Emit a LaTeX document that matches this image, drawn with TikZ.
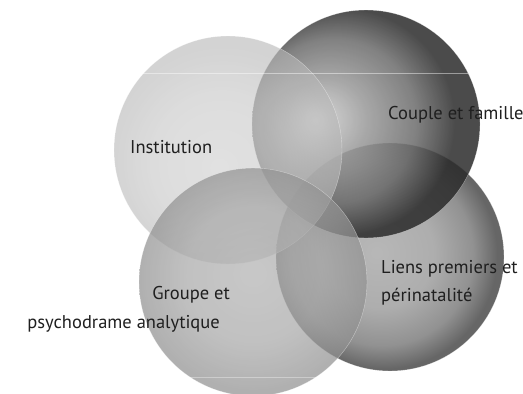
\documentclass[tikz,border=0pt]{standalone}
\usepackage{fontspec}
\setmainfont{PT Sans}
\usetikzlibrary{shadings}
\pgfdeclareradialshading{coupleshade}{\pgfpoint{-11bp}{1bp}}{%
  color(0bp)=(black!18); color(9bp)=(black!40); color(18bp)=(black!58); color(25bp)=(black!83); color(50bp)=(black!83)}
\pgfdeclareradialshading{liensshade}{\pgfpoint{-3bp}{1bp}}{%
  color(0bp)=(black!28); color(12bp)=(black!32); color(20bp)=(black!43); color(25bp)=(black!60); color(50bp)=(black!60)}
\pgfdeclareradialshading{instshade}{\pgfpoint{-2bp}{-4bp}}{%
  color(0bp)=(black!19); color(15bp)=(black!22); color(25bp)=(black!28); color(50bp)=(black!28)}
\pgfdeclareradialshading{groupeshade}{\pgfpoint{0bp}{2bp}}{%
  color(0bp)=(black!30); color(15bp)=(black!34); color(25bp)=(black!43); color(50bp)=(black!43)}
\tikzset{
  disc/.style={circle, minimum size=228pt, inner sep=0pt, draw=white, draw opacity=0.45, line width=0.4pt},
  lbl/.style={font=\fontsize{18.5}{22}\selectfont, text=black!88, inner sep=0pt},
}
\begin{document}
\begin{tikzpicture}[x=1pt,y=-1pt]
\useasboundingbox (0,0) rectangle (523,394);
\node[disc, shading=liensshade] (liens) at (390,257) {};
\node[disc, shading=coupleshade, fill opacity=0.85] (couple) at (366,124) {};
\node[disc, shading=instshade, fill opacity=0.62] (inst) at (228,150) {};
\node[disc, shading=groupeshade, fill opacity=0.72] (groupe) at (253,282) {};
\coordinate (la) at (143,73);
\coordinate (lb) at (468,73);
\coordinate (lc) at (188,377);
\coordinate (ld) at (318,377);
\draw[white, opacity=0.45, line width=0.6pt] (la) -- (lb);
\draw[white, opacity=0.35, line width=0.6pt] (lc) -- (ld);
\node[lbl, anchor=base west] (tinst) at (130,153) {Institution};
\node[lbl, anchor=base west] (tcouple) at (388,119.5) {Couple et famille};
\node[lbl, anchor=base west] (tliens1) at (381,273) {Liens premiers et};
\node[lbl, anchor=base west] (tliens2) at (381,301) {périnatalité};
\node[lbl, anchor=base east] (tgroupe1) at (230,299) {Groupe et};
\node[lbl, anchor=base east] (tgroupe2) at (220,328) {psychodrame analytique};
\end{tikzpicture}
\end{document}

▶ **Task requirements**: Return the material exactly as given, apart from the pictures.

▶ **Solution below**:
Emit a LaTeX document that matches this image, drawn with TikZ.
\documentclass[tikz,border=0pt]{standalone}
\usepackage{fontspec}
\setmainfont{PT Sans}
\usetikzlibrary{shadings}
\pgfdeclareradialshading{coupleshade}{\pgfpoint{-11bp}{1bp}}{%
  color(0bp)=(black!18); color(9bp)=(black!40); color(18bp)=(black!58); color(25bp)=(black!83); color(50bp)=(black!83)}
\pgfdeclareradialshading{liensshade}{\pgfpoint{-3bp}{1bp}}{%
  color(0bp)=(black!28); color(12bp)=(black!32); color(20bp)=(black!43); color(25bp)=(black!60); color(50bp)=(black!60)}
\pgfdeclareradialshading{instshade}{\pgfpoint{-2bp}{-4bp}}{%
  color(0bp)=(black!19); color(15bp)=(black!22); color(25bp)=(black!28); color(50bp)=(black!28)}
\pgfdeclareradialshading{groupeshade}{\pgfpoint{0bp}{2bp}}{%
  color(0bp)=(black!30); color(15bp)=(black!34); color(25bp)=(black!43); color(50bp)=(black!43)}
\tikzset{
  disc/.style={circle, minimum size=228pt, inner sep=0pt, draw=white, draw opacity=0.45, line width=0.4pt},
  lbl/.style={font=\fontsize{18.5}{22}\selectfont, text=black!88, inner sep=0pt},
}
\begin{document}
\begin{tikzpicture}[x=1pt,y=-1pt]
\useasboundingbox (0,0) rectangle (523,394);
\node[disc, shading=liensshade] (liens) at (390,257) {};
\node[disc, shading=coupleshade, fill opacity=0.85] (couple) at (366,124) {};
\node[disc, shading=instshade, fill opacity=0.62] (inst) at (228,150) {};
\node[disc, shading=groupeshade, fill opacity=0.72] (groupe) at (253,282) {};
\coordinate (la) at (143,73);
\coordinate (lb) at (468,73);
\coordinate (lc) at (188,377);
\coordinate (ld) at (318,377);
\draw[white, opacity=0.45, line width=0.6pt] (la) -- (lb);
\draw[white, opacity=0.35, line width=0.6pt] (lc) -- (ld);
\node[lbl, anchor=base west] (tinst) at (130,153) {Institution};
\node[lbl, anchor=base west] (tcouple) at (388,119.5) {Couple et famille};
\node[lbl, anchor=base west] (tliens1) at (381,273) {Liens premiers et};
\node[lbl, anchor=base west] (tliens2) at (381,301) {périnatalité};
\node[lbl, anchor=base east] (tgroupe1) at (230,299) {Groupe et};
\node[lbl, anchor=base east] (tgroupe2) at (220,328) {psychodrame analytique};
\end{tikzpicture}
\end{document}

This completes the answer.